GIVEN EXERCISE
Copy each line that has the string "chart" somewhere in it.

SOURCE EXCERPT
>> start

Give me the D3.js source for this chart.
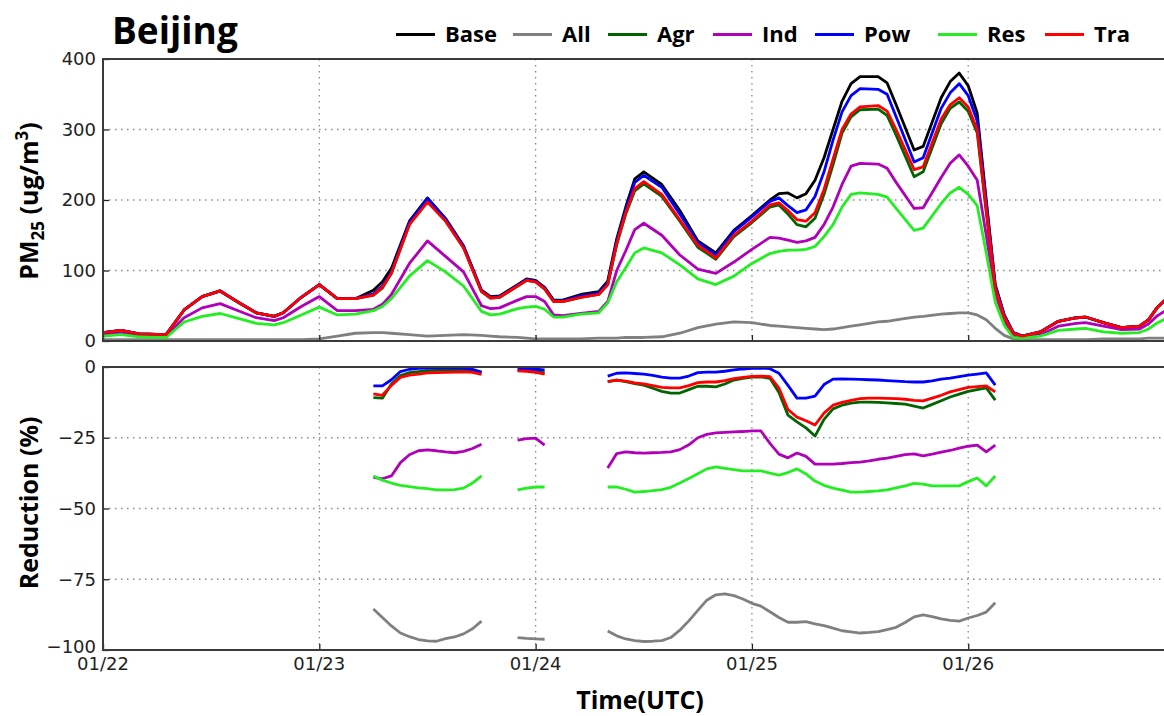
<!DOCTYPE html>
<html>
<head>
<meta charset="utf-8">
<script src="https://cdn.jsdelivr.net/npm/d3@7"></script>
<style>
  html, body { margin: 0; padding: 0; background: #fff; }
  svg { display: block; }
  .tick text { font-family: "DejaVu Sans", sans-serif; font-size: 18px; fill: #222; }
  .lbl { font-family: "Open Sans", sans-serif; font-weight: 700; fill: #000; }
</style>
</head>
<body>
<svg id="chart" width="1164" height="716"></svg>
<script>
// ---- PM2.5 concentration (ug/m3), hours since 01/22 00:00 UTC ----
const hours = [0,2,4,7,9, 11,13,15,17,19, 20,22,24,26,28, 30,31,32,34,36,
  38,40,42,43,44, 46,47,48,49,50, 51,53,55,56,57, 58,59,60,62,64,
  66,68,70,72,74, 75,76,77,78,79, 80,81,82,83,84, 86,87,88,90,91,
  93,94,95,96,97, 98,99,100,101,102, 104,106,108,109,111, 113,115,116,117,118];

const baseVals = [12,15,10,9,44, 63,71,55,40,35, 40,62,80,60,60, 72,84,103,170,203,
  174,135,72,63,64, 80,88,86,76,58, 58,66,70,85,145, 190,230,240,222,185,
  142,125,157,178,200, 209,210,203,209,228, 260,300,340,365,375, 375,366,335,271,276,
  345,368,380,362,323, 200,80,37,12,7, 13,28,33,34,26, 19,21,30,48,60];

const allVals = [2,2,2,2,2, 2,2,2,2,2, 2,2,3,7,11, 12,12,11,9,7,
  8,9,8,7,6, 5,4,3,3,3, 3,3,4,4,4, 5,5,5,6,11,
  19,24,27,26,22, 21,20,19,18,17, 16,17,19,21,23, 27,28,30,34,35,
  38,39,40,40,37, 30,18,8,3,2, 2,2,2,2,3, 3,3,4,4,4];

const agrVals = [12,15,10,9,44, 63,71,55,40,35, 40,62,80,60,60, 65,75,96,166,199,
  171,133,70,61,62, 78,86,84,74,56, 56,62,66,80,137, 180,213,223,205,170,
  133,116,148,168,190, 193,180,165,162,174, 208,250,295,318,328, 329,320,292,233,240,
  308,330,339,326,295, 182,72,33,11,7, 13,28,33,34,26, 19,21,30,48,60];

const indVals = [9,12,8,7,33, 47,53,43,33,29, 33,49,63,43,43, 45,52,66,110,142,
  120,98,50,46,47, 58,63,63,56,37, 36,39,42,56,100, 128,158,167,150,122,
  102,96,112,130,147, 146,143,140,142,147, 165,190,222,248,252, 251,245,225,188,189,
  232,252,264,248,228, 150,68,28,8,5, 9,21,25,26,21, 16,17,24,36,44];

const powVals = [12,15,10,9,44, 63,71,55,40,35, 40,62,80,60,60, 67,78,98,168,202,
  173,134,71,62,63, 79,87,85,75,57, 57,64,68,82,141, 186,225,235,218,180,
  140,122,155,176,198, 203,192,182,186,205, 240,285,325,348,358, 357,350,318,254,260,
  330,352,365,348,312, 196,78,36,12,7, 13,28,33,34,26, 19,21,30,48,60];

const resVals = [7,9,6,5,27, 35,39,32,25,23, 26,37,48,37,38, 43,49,60,92,114,
  98,78,42,37,38, 46,48,49,45,34, 34,38,40,54,84, 104,125,132,125,108,
  88,80,92,110,124, 127,129,129,130,134, 148,165,190,208,210, 208,204,188,157,160,
  195,210,218,208,192, 125,55,22,5,4, 7,15,17,18,13, 11,12,17,26,32];

const traVals = [12,15,10,9,44, 63,71,55,40,35, 40,62,80,60,60, 65,76,96,165,197,
  170,132,70,61,62, 78,86,84,74,56, 56,62,66,80,138, 182,216,226,208,172,
  136,118,150,170,193, 196,185,172,170,182, 215,258,300,322,332, 334,326,300,243,247,
  315,335,345,332,300, 188,75,34,11,7, 13,28,33,34,26, 19,21,30,48,60];

// ---- Reduction relative to Base (%), hourly from hour 30 to 99; null = no value ----
const redStart = 30;
const allRed = [-85.5,-88.5,-91.5,-94,-95.3,-96.3,-96.8,-96.9,-96,-95.4,-94.3,-92.5,-89.8,
  null,null,null, -95.6,-95.9,-96.1,-96.2, null,null,null,null,null,null,
  -93.3,-95,-96.1,-96.7,-97,-96.9,-96.7,-95.6,-93,-89.7,
  -86,-82.4,-80.5,-80.2,-80.8,-82,-83.5,-84.5,-86.5,-88.5,
  -90.2,-90.2,-90,-90.8,-91.4,-92.3,-93.2,-93.6,-94,-93.8,
  -93.5,-92.8,-92,-90.3,-88.3,-87.6,-88.2,-89,-89.5,-89.8,
  -88.7,-87.8,-86.6,-83.3];
const agrRed = [-10.8,-11,-6,-3,-2,-1.6,-1.3,-1.2,-1.1,-1,-1,-1.2,-2,
  null,null,null, -1.2,-1.3,-1.6,-2, null,null,null,null,null,null,
  -5.2,-4.6,-5.2,-5.9,-6.4,-7.5,-8.6,-9.2,-9.2,-8.0,
  -6.8,-6.8,-7.0,-6.0,-4.6,-4.0,-3.6,-3.5,-4.0,-9.0,
  -17,-19.4,-21.5,-24.4,-18.5,-14.8,-13.5,-12.8,-12.4,-12.4,
  -12.5,-12.7,-12.9,-13.1,-13.8,-14.5,-13.2,-11.9,-10.6,-9.6,
  -8.6,-8.0,-7.4,-11.7];
const indRed = [-39,-39.5,-38.5,-33.8,-31,-29.6,-29.3,-29.6,-30,-30.3,-29.8,-28.8,-27.3,
  null,null,null, -25.8,-25.3,-25.1,-27.6, null,null,null,null,null,null,
  -35.7,-30.6,-30,-30.3,-30.4,-30.3,-30.2,-30,-29.2,-27.5,
  -25,-23.8,-23.3,-23.1,-22.9,-22.8,-22.6,-22.6,-27,-30.8,
  -32.1,-30.4,-31.6,-34.3,-34.3,-34.3,-34.1,-33.8,-33.6,-33.2,
  -32.6,-32.2,-31.6,-31,-30.7,-31.4,-30.8,-30.1,-29.5,-28.7,
  -28,-27.6,-30,-27.6];
const powRed = [-6.7,-6.7,-4.5,-1.6,-0.8,-0.5,-0.4,-0.3,-0.3,-0.3,-0.4,-0.8,-1.8,
  null,null,null, -0.7,-0.7,-0.8,-1.0, null,null,null,null,null,null,
  -3.2,-2.2,-2.1,-2.3,-2.5,-3.0,-3.6,-3.9,-3.9,-3.2,
  -2.0,-1.8,-1.8,-1.5,-1.0,-0.7,-0.5,-0.4,-0.6,-2.2,
  -6.5,-11,-11,-10.3,-6.2,-4.3,-4.2,-4.3,-4.4,-4.5,
  -4.6,-4.8,-5.0,-5.2,-5.3,-5.3,-4.9,-4.3,-3.9,-3.4,
  -2.9,-2.5,-2.1,-6.4];
const resRed = [-38.5,-40,-41,-41.8,-42.3,-42.7,-43,-43.4,-43.4,-43.3,-42.8,-41,-38.5,
  null,null,null, -43.4,-42.8,-42.4,-42.4, null,null,null,null,null,null,
  -42.4,-42.4,-43.2,-44.2,-44,-43.7,-43.3,-42.5,-41,-39.4,
  -37.7,-36,-35.3,-35.8,-36.3,-36.7,-36.7,-36.7,-37.5,-38.2,
  -37.3,-36,-37.8,-40.3,-41.8,-42.8,-43.5,-44.2,-44.2,-44,
  -43.8,-43.4,-42.7,-42,-41.1,-41.4,-42,-42,-42,-42,
  -40.5,-39.2,-42,-38.5];
const traRed = [-9.5,-10,-6.5,-3.7,-2.9,-2.5,-2.1,-2,-1.9,-1.8,-1.7,-1.9,-2.6,
  null,null,null, -1.4,-1.5,-1.9,-2.5, null,null,null,null,null,null,
  -5.2,-4.6,-5.0,-5.6,-6.0,-6.6,-7.2,-7.4,-7.4,-6.6,
  -5.5,-5.3,-5.3,-4.8,-4.1,-3.7,-3.3,-3.2,-3.4,-7.5,
  -15,-17.7,-19,-20.5,-16.3,-13.5,-12.5,-11.8,-11.2,-11,
  -11,-11.1,-11.2,-11.4,-11.8,-12,-11,-10,-8.8,-8,
  -7.2,-6.9,-6.7,-8.8];

// ---- labels ----
const dayTicks = [0, 24, 48, 72, 96];
const dayLabels = ["01/22", "01/23", "01/24", "01/25", "01/26"];
const pmTicks = [0, 100, 200, 300, 400];
const redTicks = [0, -25, -50, -75, -100];

const seriesNames = ["Base", "All", "Agr", "Ind", "Pow", "Res", "Tra"];
const seriesColors = ["#000000", "#808080", "#006400", "#b000b8", "#0000ff", "#22ee22", "#ff0000"];

// ---- layout ----
const svg = d3.select("#chart");
const left = 103, right = 1166.5;
const top1 = 59, bot1 = 341;
const top2 = 367, bot2 = 650;

const x = d3.scaleLinear().domain([0, 118]).range([left, right]);
const y1 = d3.scaleLinear().domain([0, 400]).range([bot1, top1]);
const y2 = d3.scaleLinear().domain([-100, 0]).range([bot2, top2]);

const defs = svg.append("defs");
defs.append("clipPath").attr("id", "clipTop")
  .append("rect").attr("x", left).attr("y", top1).attr("width", right - left).attr("height", bot1 - top1);
defs.append("clipPath").attr("id", "clipBot")
  .append("rect").attr("x", left).attr("y", top2).attr("width", right - left).attr("height", bot2 - top2);

function grid(yScale, yVals, y0, y1px) {
  const g = svg.append("g").attr("stroke", "#8a8a8a").attr("stroke-width", 1.3)
    .attr("stroke-dasharray", "1.5,4.5").attr("fill", "none");
  yVals.forEach(v => g.append("line")
    .attr("x1", left).attr("x2", right).attr("y1", yScale(v)).attr("y2", yScale(v)));
  dayTicks.slice(1).forEach(h => g.append("line")
    .attr("x1", x(h)).attr("x2", x(h)).attr("y1", y0).attr("y2", y1px));
}
grid(y1, [100, 200, 300], top1, bot1);
grid(y2, [-25, -50, -75], top2, bot2);

// ---- top panel lines ----
const topSeries = [baseVals, allVals, agrVals, indVals, powVals, resVals, traVals];
const lineTop = d3.line().x((d, i) => x(hours[i])).y(d => y1(d));
const gTop = svg.append("g").attr("clip-path", "url(#clipTop)");
topSeries.forEach((vals, k) => {
  gTop.append("path").datum(vals)
    .attr("d", lineTop)
    .attr("fill", "none")
    .attr("stroke", seriesColors[k])
    .attr("stroke-width", 2.8)
    .attr("stroke-linejoin", "round");
});

// ---- bottom panel lines ----
const botSeries = [null, allRed, agrRed, indRed, powRed, resRed, traRed];
const lineBot = d3.line()
  .defined(d => d !== null)
  .x((d, i) => x(redStart + i))
  .y(d => y2(d));
const gBot = svg.append("g").attr("clip-path", "url(#clipBot)");
botSeries.forEach((vals, k) => {
  if (!vals) return;
  gBot.append("path").datum(vals)
    .attr("d", lineBot)
    .attr("fill", "none")
    .attr("stroke", seriesColors[k])
    .attr("stroke-width", 2.8)
    .attr("stroke-linejoin", "round");
});

// ---- axes ----
function styleAxis(g) {
  g.select(".domain").remove();
  g.selectAll(".tick line").attr("stroke", "#222").attr("stroke-width", 1.3);
}
svg.append("g").attr("transform", `translate(${left},0)`)
  .call(d3.axisLeft(y1).tickValues(pmTicks).tickSize(-6).tickPadding(7))
  .call(styleAxis);
svg.append("g").attr("transform", `translate(${left},0)`)
  .call(d3.axisLeft(y2).tickValues(redTicks).tickSize(-6).tickPadding(7)
    .tickFormat(d => d < 0 ? "\u2212" + Math.abs(d) : d))
  .call(styleAxis)
  .call(g => g.selectAll(".tick text").filter(d => d === -100).attr("dy", "0.12em"));
svg.append("g").attr("transform", `translate(0,${bot2})`)
  .call(d3.axisBottom(x).tickValues(dayTicks).tickSize(-6).tickFormat(""))
  .call(styleAxis);
svg.append("g").attr("transform", `translate(0,${bot1})`)
  .call(d3.axisBottom(x).tickValues(dayTicks).tickSize(-6).tickFormat(""))
  .call(styleAxis);

// day labels under the lower panel, nudged right of the corner label
svg.append("g").selectAll("text").data(dayTicks).join("text")
  .attr("x", d => x(d)).attr("y", bot2 + 20)
  .attr("text-anchor", "middle")
  .attr("font-family", "DejaVu Sans, sans-serif").attr("font-size", 18).attr("fill", "#222")
  .text((d, i) => dayLabels[i]);

// spines
const spine = svg.append("g").attr("stroke", "#3a3a3a").attr("stroke-width", 2).attr("fill", "none");
[[top1, bot1], [top2, bot2]].forEach(([a, b]) => {
  spine.append("path").attr("d", `M${right},${a}H${left}V${b}H${right}`);
});

// ---- text ----
svg.append("text").attr("class", "lbl").attr("x", 112).attr("y", 44)
  .attr("font-size", 37).text("Beijing");

const yl1 = svg.append("text").attr("class", "lbl").attr("font-size", 25)
  .attr("text-anchor", "middle")
  .attr("transform", "translate(38,201) rotate(-90)");
yl1.append("tspan").text("PM");
yl1.append("tspan").attr("font-size", 17).attr("dy", 6).text("25");
yl1.append("tspan").attr("dy", -6).text(" (ug/m");
yl1.append("tspan").attr("font-size", 17).attr("dy", -10).text("3");
yl1.append("tspan").attr("dy", 10).text(")");

svg.append("text").attr("class", "lbl").attr("font-size", 25)
  .attr("text-anchor", "middle")
  .attr("transform", "translate(38,503) rotate(-90)")
  .text("Reduction (%)");

svg.append("text").attr("class", "lbl").attr("font-size", 25)
  .attr("text-anchor", "middle").attr("x", 640).attr("y", 709)
  .text("Time(UTC)");

// ---- legend ----
const legendX = [396, 513, 608, 713, 815, 938, 1045];
const leg = svg.append("g");
seriesNames.forEach((name, k) => {
  leg.append("line")
    .attr("x1", legendX[k]).attr("x2", legendX[k] + 39)
    .attr("y1", 34.5).attr("y2", 34.5)
    .attr("stroke", seriesColors[k]).attr("stroke-width", 3);
  leg.append("text").attr("class", "lbl").attr("font-size", 22)
    .attr("x", legendX[k] + 49).attr("y", 41.5).text(name);
});
</script>
</body>
</html>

>> end

SOLVED EXERCISE
Give me the D3.js source for this chart.
<svg id="chart" width="1164" height="716"></svg>
const svg = d3.select("#chart");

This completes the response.